In MM2005 (EE), we further reported the effect of carrying out an MBH-type reconstruction under many permutations (most of which were re-stated by Wahl and Ammann without citing our findings), including the use of both 2 and 5 North American covariance PCs.
If a centered PC calculation on the North American network is carried out (as we advocate), then MM-type results occur if the first 2 NOAMER PCs are used in the AD1400 network (the number as used in MBH98), while MBH-type results occur if the NOAMER network is expanded to 5 PCs in the AD1400 segment (as proposed in Mann et al., 2004b, 2004d). Specifically, MBH-type results occur as long as the PC4 is retained, while MM-type results occur in any combination which excludes the PC4. Hence their conclusion about the uniqueness of the late 20th century climate hinges on the inclusion of a low-order PC series that only accounts for 8 percent of the variance of one proxy roster.
These are not exotic references; these points at issue in Tamino’s posts are specifically and clearly discussed in these articles.
Wegman also stated that the hockey stick from the bristlecone/foxtails occurred in the PC4 (see Question 10b):
Without attempting to describe the technical detail, the bottom line is that, in the MBH original, the hockey stick emerged in PC1 from the bristlecone/foxtail pines. If one centers the data properly the hockey stick does not emerge until PC4. Thus, a substantial change in strategy is required in the MBH reconstruction in order to achieve the hockey stick, a strategy which was specifically eschewed in MBH. In Wahl and Ammann’s own words, the centering does significantly affect the results
“In the Data”
Here’s a related Tamino straw man. Tamino states:
PCA (centered or not) doesn’t create patterns at all, they have to be there already even to “exhibit a larger variance.”
No one disagrees with this. We stated that the MBH algorithm “mined” for hockey stick patterns; we did not say that it “manufactured” them.
In effect, the MBH98 data transformation results in the PC algorithm mining the data for hockey stick patterns.
Wegman (see question 9b) expressed the point in similar terms:
If the variance is artificially increased by decentering, then the principal component methods will “data mine” for those shapes.
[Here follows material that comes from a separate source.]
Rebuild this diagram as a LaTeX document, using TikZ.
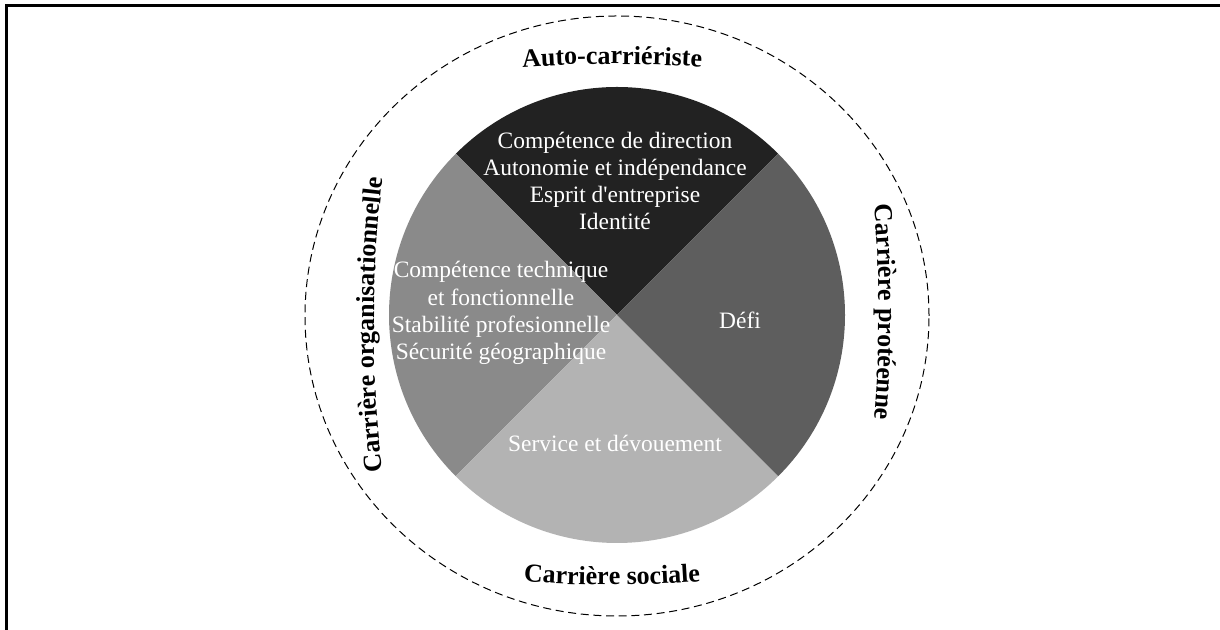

In other words, the hockey stick shape must be in the data to start with or the CFR methodology would not pick it up… Most proxies do not contain the hockeystick signal. The MBH98 methodology puts undue emphasis on those proxies that do exhibit the hockey-stick shape and this is the fundamental flaw. Indeed, it is not clear that the hockey-stick shape is even a temperature signal because all the confounding variables have not been removed.
What is Tamino’s point of disagreement on this issue with either Wegman or ourselves?
As to the PC4, we stated clearly that the hockey stick shape was a distinct pattern in the North American tree ring data set, observable in the PC4 under a centered calculation (as Mann et al had done as well in their Nature submission placed online and in a post at realclimate). We reported that the pattern could be traced back to the bristlecones and spent a considerable amount of time analyzing bristlecones. For Tamino to present the PC4 without making any citation or reference to our comments on the matter – and to then snottily ask “Did MM not get this?” results in our research not being accurately represented in his posting.